On 02.04.2020 05:39, Richard Stallman wrote:
[[[ To any NSA and FBI agents reading my email: please consider    ]]]
[[[ whether defending the US Constitution against all enemies,     ]]]
[[[ foreign or domestic, requires you to follow Snowden's example. ]]]

I have never seen what a pull request is like to use.  I do not use
the systems which support them.  In trying to think about their
implications, I have to go by the descriptions people have sent me
in this discussion.

Unfortunately, the descriptions I've reaceived seen to conflict.
Perhaps people were describing different ways that different projects
or different platforms handle pull requests, but I did not know that
when I read them.

AFAIK, there are basically two different things that are called a "pull request".

The first is basically an email with details about the repository and the branch you want code "pulled" from. There are more details here: https://www.kernel.org/doc/html/latest/maintainer/pull-requests.html, but this is largely irrelevant to this discussion because a) we can do this already (and don't need any help with that), b) our developers and contributors don't use this approach. So it's not what we've been discussing.

The second one (which is what we're considering) has been popularized by the proprietary code forge called GitHub. In there, users can make 'forks' of the original repository, where a fork is basically a copy of the original repository that belongs to the user's account (and its URL has the user's username in it). The said user can create a new branch, push some changesets into it, and then propose the said branch to the original repository and its developers for merging. By creating a "pull request".

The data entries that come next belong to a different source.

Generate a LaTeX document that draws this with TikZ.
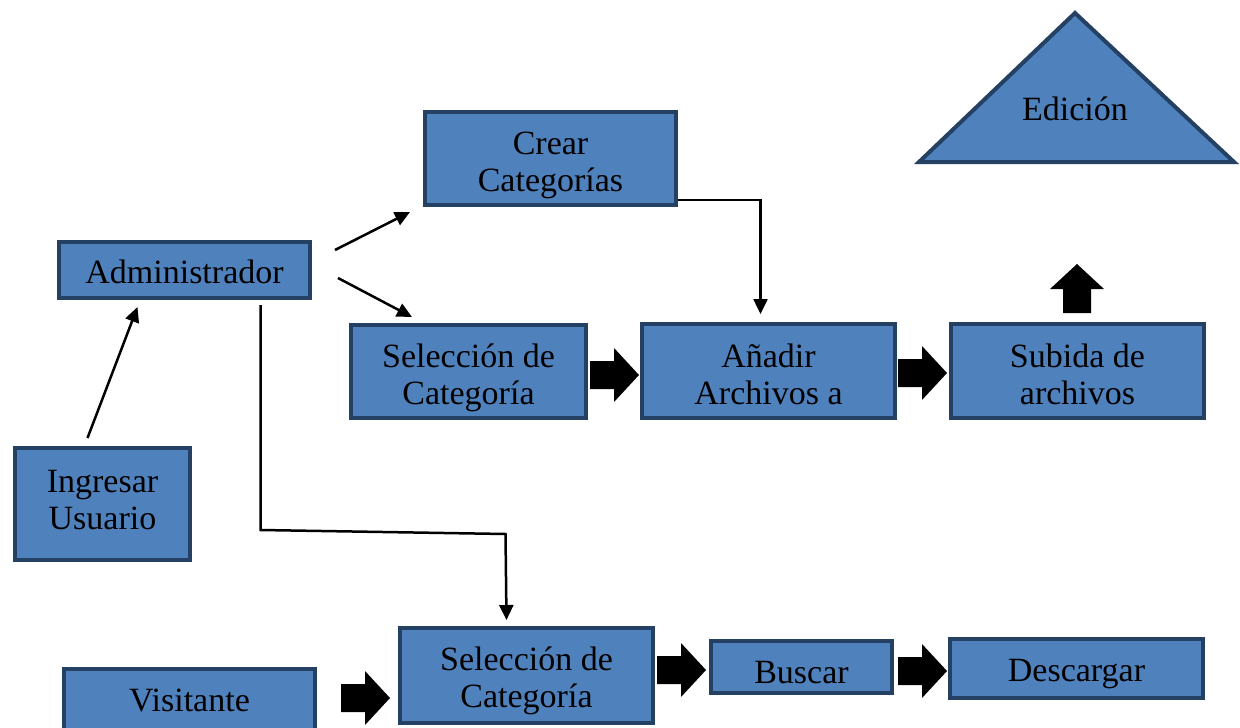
\documentclass[tikz,border=0pt]{standalone}
\usepackage{fontspec}
\setmainfont{Liberation Serif}
\usetikzlibrary{positioning,calc,arrows.meta}

\definecolor{boxfill}{RGB}{79,129,189}
\definecolor{boxline}{RGB}{36,64,98}
\newcommand\padtop[1]{\rule{0pt}{#1}}

\tikzset{
  box/.style={draw=boxline, line width=4pt, fill=boxfill, align=center,
    inner sep=0pt, font=\fontsize{34}{37}\selectfont},
  drop/.style={execute at begin node={\rule{0pt}{#1}}},
  lift/.style={execute at end node={\rule[-#1]{0pt}{#1}}},
  pics/fatarrow/.style={code={
    \fill (-24,-14) -- (0,-14) -- (0,-27) -- (25,0) -- (0,27) -- (0,14) -- (-24,14) -- cycle;}}
}

\begin{document}
\begin{tikzpicture}[x=1pt,y=-1pt,->,>={Triangle[length=15pt,width=14pt]},line width=2.5pt]
\useasboundingbox (0,0) rectangle (1240,728);
\clip (0,0) rectangle (1240,728);
%
\node[box, drop=27pt, minimum width=251pt, minimum height=56pt] (adm) at (184.5,270) {Administrador};
\node[box, minimum width=251pt, minimum height=93pt] (crear) at (550.5,158.5) {\padtop{36.5pt}Crear\\Categorías};
\node[box, minimum width=235pt, minimum height=93pt] (selA) at (468.5,371.5) {\padtop{35.5pt}Selección de\\Categoría};
\node[box, minimum width=253pt, minimum height=94pt] (anadir) at (768.5,371) {\padtop{30pt}Añadir\\Archivos a};
\node[box, minimum width=253pt, minimum height=94pt] (subida) at (1077.5,371) {\padtop{30pt}Subida de\\archivos};
\node[box, lift=8pt, minimum width=175pt, minimum height=112pt] (ing) at (102.5,504) {Ingresar\\Usuario};
%
\node[box, minimum width=253pt, minimum height=95pt] (selB) at (526.5,675.5) {\padtop{34.5pt}Selección de\\Categoría};
\node[box, drop=33pt, minimum width=181pt, minimum height=52pt] (buscar) at (801.5,667) {Buscar};
\node[box, drop=33pt, minimum width=253pt, minimum height=59pt] (desc) at (1076.5,668.5) {Descargar};
\node[box, minimum width=251pt, minimum height=63pt] (vis) at (189.5,700.5) {Visitante};
%
\draw[-, draw=boxline, fill=boxfill, line width=4pt] (1075,13) -- (1234,162) -- (919,162) -- cycle;
\node[font=\fontsize{34}{37}\selectfont] (edicion) at (1075,109) {Edición};
%
\draw ($(adm.east)+(23,-20)$) -- ($(crear.south west)+(-13,5)$);
\draw ($(adm.east)+(26,8)$) -- ($(selA.north west)+(63,-6)$);
\draw ($(ing.north)+(-15,-8)$) -- ($(adm.south)+(-47,7)$);
\draw ($(crear.south east)+(0,-7)$) -| ($(anadir.north)+(-8,-8)$);
\draw ($(adm.south)+(76,5)$) -- ++(0,225) -- ($(selB.north)+(-21,-92)$) -- ($(selB.north)+(-20,-6)$);
%
\pic at (614,375) {fatarrow};
\pic at (922,373) {fatarrow};
\pic[rotate=90] at (1077,289) {fatarrow};
\pic at (365,698) {fatarrow};
\pic at (681,670) {fatarrow};
\pic at (922,671) {fatarrow};
\end{tikzpicture}
\end{document}
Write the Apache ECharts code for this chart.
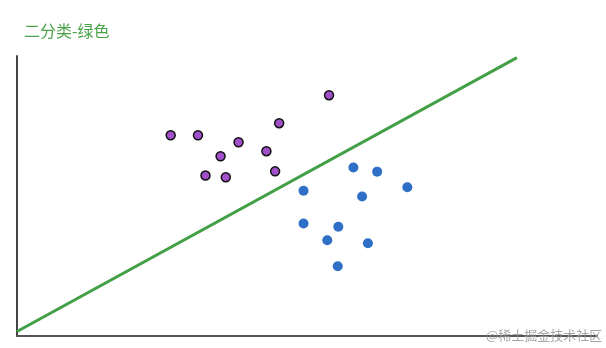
<!DOCTYPE html>
<html><head><meta charset="utf-8">
<script src="https://cdn.jsdelivr.net/npm/echarts@6/dist/echarts.min.js"></script>
<style>html,body{margin:0;padding:0;background:#fff}#c{width:606px;height:348px}</style>
</head><body><div id="c"></div>
<script>
var titleText = '二分类-绿色';
var watermark = '@稀土掘金技术社区';
var purpleX = [26.5, 31.2, 38.2, 35.1, 43.0, 45.2, 53.8, 32.5, 36.0, 44.5];
var purpleY = [71.7, 71.7, 69.2, 64.2, 66.0, 76.0, 86.0, 57.3, 56.7, 58.8];
var blueX = [58.0, 62.1, 49.4, 59.5, 67.3, 49.4, 55.4, 53.5, 60.5, 55.3];
var blueY = [60.2, 58.7, 51.9, 49.8, 53.1, 40.2, 39.0, 34.2, 33.1, 24.9];
var lineX = [0, 86.2];
var lineY = [1.6, 99.4];

function zip(a, b) { return a.map(function (v, i) { return [v, b[i]]; }); }

var chart = echarts.init(document.getElementById('c'));
chart.setOption({
  animation: false,
  title: { text: titleText, left: 19, top: 18, textStyle: { color: '#4aa34a', fontSize: 16, fontWeight: 'normal', fontFamily: 'Noto Sans CJK SC' } },
  grid: { left: 17, top: 56, width: 580, height: 280 },
  xAxis: { type: 'value', min: 0, max: 100, axisLine: { show: true, lineStyle: { color: '#555', width: 2 } }, axisTick: { show: false }, axisLabel: { show: false }, splitLine: { show: false } },
  yAxis: { type: 'value', min: 0, max: 100, axisLine: { show: true, lineStyle: { color: '#444', width: 2 } }, axisTick: { show: false }, axisLabel: { show: false }, splitLine: { show: false } },
  series: [
    { type: 'line', data: zip(lineX, lineY), symbol: 'none', lineStyle: { color: '#43a047', width: 3 }, z: 1 },
    { type: 'scatter', data: zip(purpleX, purpleY), symbolSize: 9, itemStyle: { color: '#a24fcc', borderColor: '#111', borderWidth: 1.5, opacity: 1 }, z: 3 },
    { type: 'scatter', data: zip(blueX, blueY), symbolSize: 10, itemStyle: { color: '#2f6fc6', opacity: 1 }, z: 3 }
  ],
  graphic: [
    { type: 'text', left: 486, top: 329, z: 10, style: { text: watermark, fill: 'rgba(150,150,150,0.85)', fontSize: 13, fontFamily: 'Noto Sans CJK SC' } }
  ]
});
</script>
</body></html>
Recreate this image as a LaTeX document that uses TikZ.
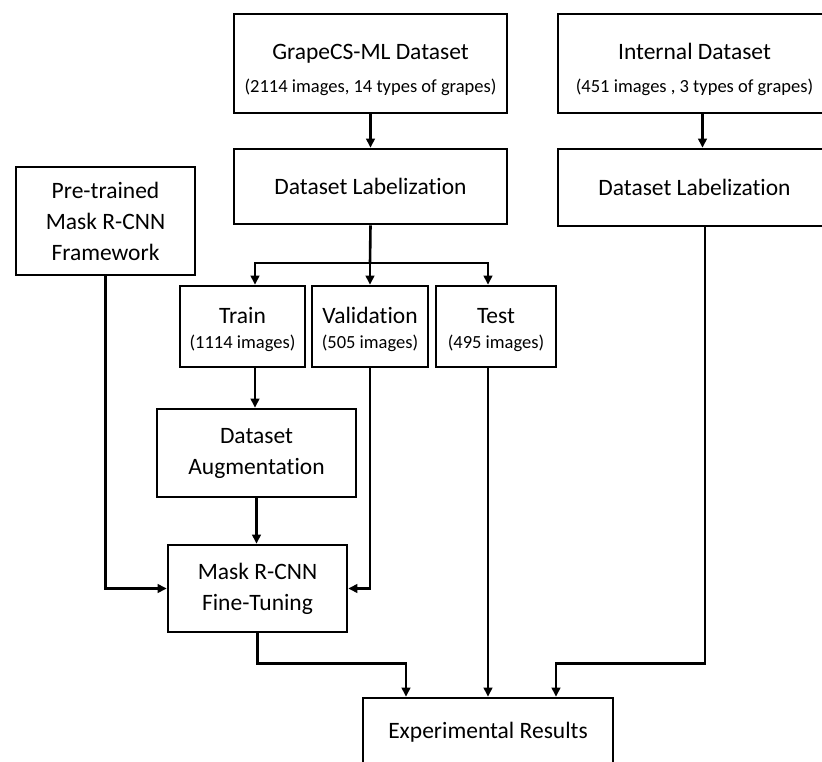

It's a "thing": Github, as well as similar forges such as Gitlab, have a dedicated type of issue (*) that's called a "pull request". It has all the features of an "issue" (which generally means people can leave comments in it), as well as extra features: it shows the author, the source branch, a multi-line description that the author usually has to fill, the proposed commits, it can show the combined diff of those commits, users can leave comments associated with individual lines of that diff (and the UI displays that neatly), they can lead threaded discussions on said commits (which get semi-hidden as soon as the related code has changed), and the PR tracks the source branch closely, so as soon as the user pushes some new changes to the branch, the information in the PR updates automatically. The PR web page can show the status of the CI build for the proposed branch. The main repository's maintainers can merge the PR with just a couple of clicks with the mouse (this works best with small contributions). There are other features.

Overall, a lot of developers are used to this workflow and would never choose patch submission over email. Of course, not everybody. Some people just don't like web interfaces, for example.

(*) Issues are basically bug reports, but people can use them for discussions, support questions, and so on.